Empowering young people to own their economic success – that's the goal of Junior Achievement.
With help from 20 volunteers from Huntington Bank, JA visited Dunbar Intermediate School on Tuesday to give students a one-day workshop.
"It's an accelerated program, from what we normally present," said Sally Reed Snyder, Program Manager with Junior Achievement of West Virginia and the Advantage Valley. "The students are shown how to save money, be financially literate, job readiness, entrepreneurship and good citizenship."
Planning for college isn't the answer from everyone, she stressed.
"A lot of times, students are pushed towards college," Snyder explained. "But there are hundreds if not thousands of jobs that one could learn through technical or trade schools and make just as much money and sometimes more. College may not be for you, and that's okay. Junior Achievement wants to be on the forefront of helping kids make those decisions."
At the elementary school level, students go through six stages, depending on grade – Ourselves, Our Families, Our Community, Our City, Our Region and Our Nation.

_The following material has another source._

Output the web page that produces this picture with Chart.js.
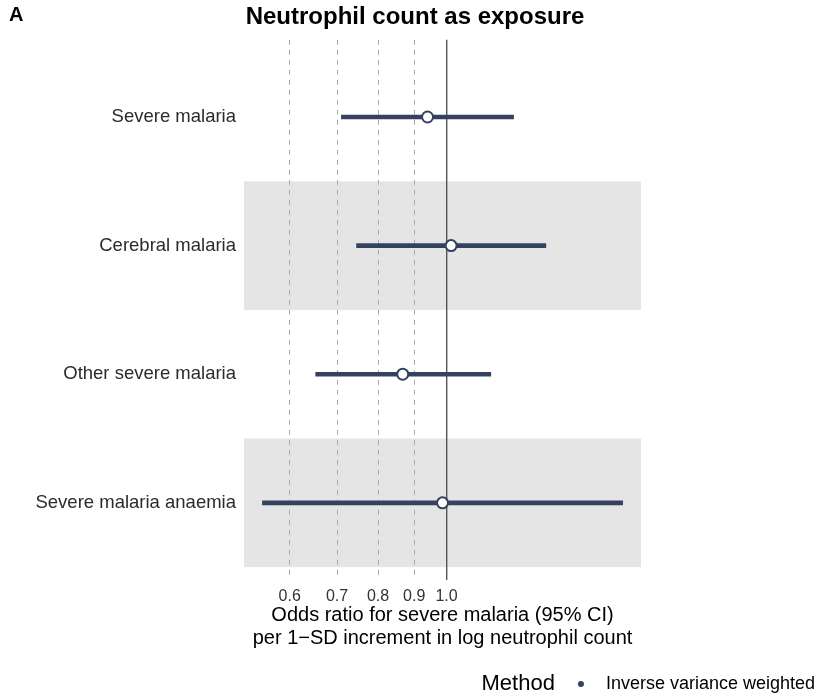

"It's exciting for our students to learn about what goes on outside these four walls," said Sharon Brooks, principal at Dunbar Intermediate School. "It's an opportunity that they don't get often. They had a ball. The volunteers were very interactive with the students and they were very engaged."
Critical to JA's success is its partnership with business and educators.
"Our business volunteers give the students someone in the industry already that they can look up to," Snyder said."
"Huntington Bank has been wonderful," Brooks said. "They started out with us in a project that gave backpacks to all our students that needed one. That's how the contact was made to bring in Junior Achievement.
"This is our first time we've had Junior Achievement here. Our students need to look forward to the future at all their possibilities, and how they can make a difference. It's a partnership that we'd like to keep."
"The kids were very interested and it went real well," said Bill Crum, vice president and regional manager of corporate affairs of Huntington Bank. "We were learning about free market system and how business works. The students were coming up with their own ideas, learning to sell it to other people, how to make a profit and how important that is to help the economy. They were even coming up with advertising campaigns.
"Eventually they're going into the workforce. This is to give them an opportunity to see how that works with all of the options they may see."